When I finally understood that Piranesi had been a person very much like me–a man who was writing a book on “transgressive ideas, in the people who formulate them, and how they are received by the various disciplines—religion, art, literature, science, mathematics and so forth”—it became clear that this was a mystery novel about a kidnapping. And when, right after I found out who Piranesi had been, the man who became the Other asks him “does anyone know you’re here?” the entire mystery is revealed. The rest of the novel, about sixty pages, is devoted to Piranesi’s rescue and the revenge of his House on his captor. He even prophecies the fate of his captor, saying “on Thursday he will watch the Tides pouring in through the Doors and he will scream and scream. And I will laugh and laugh.”

One of Piranesi’s final questions is whether “perhaps even people you like and admire immensely can make you see the World in ways you would rather not.” Certainly this is one effect of reading Susanna Clarke’s novels. There’s something fundamentally cruel at the heart of her plots. In both Jonathan Strange and Mr. Norrell and Piranesi, that cruelty is a result of the characters’ necromantic temptation, the quest for magic at any price, no matter what it costs someone else.

13 Comments leave one →
  1. October 15, 2020 5:09 pm

    I liked your analysis. But did you like it?

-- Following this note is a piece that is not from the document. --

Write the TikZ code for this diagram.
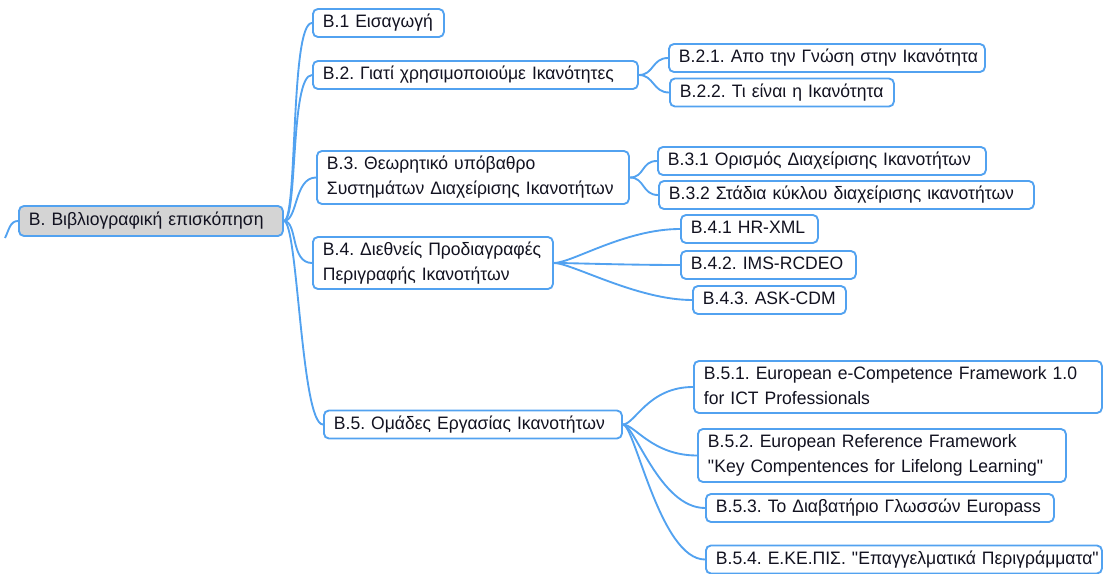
\documentclass[tikz,border=0pt]{standalone}
\usepackage{fontspec}
\setmainfont{Liberation Sans}[FakeStretch=0.975]
\definecolor{mmblue}{RGB}{82,162,240}
\definecolor{mmgrey}{RGB}{212,212,212}
\definecolor{mmtext}{RGB}{18,18,32}
\newcommand\tline[1]{\mbox{#1}}
\begin{document}
\begin{tikzpicture}[x=0.75pt,y=-0.75pt,
  topic/.style={draw=mmblue, line width=1.4pt, rounded corners=3.75pt, fill=white,
    anchor=west, align=left, inner xsep=7.5pt, inner ysep=0pt,
    text=mmtext, font=\fontsize{13.5pt}{18.75pt}\selectfont\frenchspacing,
    text height=9.7pt, text depth=2.9pt},
  twoline/.style={text depth=21.65pt},
  central/.style={topic, fill=mmgrey},
  conn/.style={draw=mmblue, line width=1.4pt}]
\useasboundingbox (0,0) rectangle (1104,574);

% central topic
\node[central, minimum width=198pt, text width=183pt, minimum height=22.5pt] (root) at (18,221) {\tline{B. Βιβλιογραφική επισκόπηση}};

% main topics
\node[topic, minimum width=98.25pt, text width=83.25pt, minimum height=21pt] (b1) at (312,23) {\tline{B.1 Εισαγωγή}};
\node[topic, minimum width=243.75pt, text width=228.75pt, minimum height=21pt] (b2) at (312,75) {\tline{B.2. Γιατί χρησιμοποιούμε Ικανότητες}};
\node[topic, twoline, minimum width=234pt, text width=219pt, minimum height=39.75pt] (b3) at (316,177.5) {\tline{B.3. Θεωρητικό υπόβαθρο}\\\tline{Συστημάτων Διαχείρισης Ικανοτήτων}};
\node[topic, twoline, minimum width=180pt, text width=165pt, minimum height=39pt] (b4) at (312,263) {\tline{B.4. Διεθνείς Προδιαγραφές}\\\tline{Περιγραφής Ικανοτήτων}};
\node[topic, minimum width=223.5pt, text width=208.5pt, minimum height=21pt] (b5) at (323,424.5) {\tline{B.5. Ομάδες Εργασίας Ικανοτήτων}};

% subtopics
\node[topic, minimum width=237pt, text width=222pt, minimum height=21pt] (b21) at (668,58) {\tline{B.2.1. Απο την Γνώση στην Ικανότητα}};
\node[topic, minimum width=168pt, text width=153pt, minimum height=21pt] (b22) at (669,92.5) {\tline{B.2.2. Τι είναι η Ικανότητα}};
\node[topic, minimum width=246pt, text width=231pt, minimum height=21pt] (b31) at (657,161) {\tline{B.3.1 Ορισμός Διαχείρισης Ικανοτήτων}};
\node[topic, minimum width=281.25pt, text width=266.25pt, minimum height=21pt] (b32) at (658,195) {\tline{B.3.2 Στάδια κύκλου διαχείρισης ικανοτήτων}};
\node[topic, minimum width=102.75pt, text width=87.75pt, minimum height=21pt] (b41) at (680,229) {\tline{B.4.1 HR-XML}};
\node[topic, minimum width=131.25pt, text width=116.25pt, minimum height=21pt] (b42) at (680,265) {\tline{B.4.2. IMS-RCDEO}};
\node[topic, minimum width=114.75pt, text width=99.75pt, minimum height=21pt] (b43) at (692,300) {\tline{B.4.3. ASK-CDM}};
\node[topic, twoline, minimum width=306pt, text width=291pt, minimum height=39pt] (b51) at (693,387) {\tline{B.5.1. European e-Competence Framework 1.0}\\\tline{for ICT Professionals}};
\node[topic, twoline, minimum width=276pt, text width=261pt, minimum height=39.75pt] (b52) at (697,455.5) {\tline{B.5.2. European Reference Framework}\\\tline{\textquotedbl Key Compentences for Lifelong Learning\textquotedbl}};
\node[topic, minimum width=261pt, text width=246pt, minimum height=21pt] (b53) at (705,508) {\tline{B.5.3. Το Διαβατήριο Γλωσσών Europass}};
\node[topic, minimum width=297pt, text width=282pt, minimum height=21pt] (b54) at (705,559.5) {\tline{B.5.4. Ε.ΚΕ.ΠΙΣ. \textquotedbl Επαγγελματικά Περιγράμματα\textquotedbl}};

% connectors
\coordinate (lt) at (5,238);
\draw[conn] (root.west) .. controls +(-8,0) and +(4,-8) .. (lt);
\foreach \c in {b1,b2,b3,b4,b5}
  \draw[conn] (root.east) .. controls +(14,0) and +(-22,0) .. (\c.west);
\foreach \c in {b21,b22}
  \draw[conn] (b2.east) .. controls +(15,0) and +(-16,0) .. (\c.west);
\foreach \c in {b31,b32}
  \draw[conn] (b3.east) .. controls +(15,0) and +(-16,0) .. (\c.west);
\foreach \c in {b41,b42,b43}
  \draw[conn] (b4.east) .. controls +(18,0) and +(-55,0) .. (\c.west);
\foreach \c in {b51,b52,b53,b54}
  \draw[conn] (b5.east) .. controls +(12,0) and +(-45,0) .. (\c.west);
\end{tikzpicture}
\end{document}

    • October 15, 2020 5:56 pm

      I liked it well enough to put up with all the pages of description of the house Piranesi finds himself in. I was glad enough to stick with it to the end, although also glad it’s a fairly short novel.

  2. October 16, 2020 12:48 am

    Kudos for hanging in there.

    • October 16, 2020 10:27 am

      I am definitely not lacking in curiosity, so I usually finish reading something I’ve started.

      • October 16, 2020 3:55 pm

        When I start saying, ‘Oh, for Heavens’ sake!’ or skipping and skimming, I head for the last couple of chapters, skim those, and decide. I rarely go back to finish the middle.

        As I get better as a writer, unfortunately it happens more and more frequently. Bummer.

        But the good stuff is always the good stuff.

  3. October 16, 2020 6:23 am

    I’m looking forward to this even more after reading this and other reviews: I do like explorations of the dark side of human nature and I’ll even put up with long descriptions of rooms! 🙂

    • October 16, 2020 10:28 am

      You will probably love this, then. I hadn’t thought of it as a Halloween read because I am not drawn to the dark and spooky, but it definitely could be.

  4. October 16, 2020 6:47 pm

    I am on the waitlist for this at the library. I hadn’t planned on reading it but got excited about it after reading a blog post on it. Now I am wondering if I should cancel my hold request. Hmmm.

    • October 17, 2020 12:17 pm

      I would not cancel the hold request, but neither would I keep my expectations high. It’s a book worth reading, at least once and especially if you’re more of a fan of dark tales at this time of year.

  5. October 17, 2020 9:39 am

    >There’s something fundamentally cruel at the heart of her plots.

    This is SUCH a great and insightful point. I think what I like about them is the union of like, humor and melancholy, spiked with — yep! — cruelty. It’s a fascinating blend of moods that just really, really works for me.

    • October 17, 2020 12:19 pm

      Interesting; humor, melancholy, and cruelty is not a combination I care for. This explains a few things about how our literary tastes differ (and our very different tastes are why I always like reading what you have to say).

  6. October 18, 2020 8:30 am

    Yes, there is cruelty, but I don’t think Clarke is on the SIDE of cruelty … rather she leads us to notice how it can invade us without our awareness, and how we can counter it with imagination and mental strength. In fact I think that’s the noblest purpose of the art of writing and reading, to help us to exercise such powers of discernment.

    In this book, the narrator has such a hard struggle just to figure out what the hell is going on. That’s how I feel a lot of the time, so I can sympathize.

    I have to read it again to articulate any coherent thoughts about it, but I definitely liked it, and I’m just so glad Clarke is publishing again.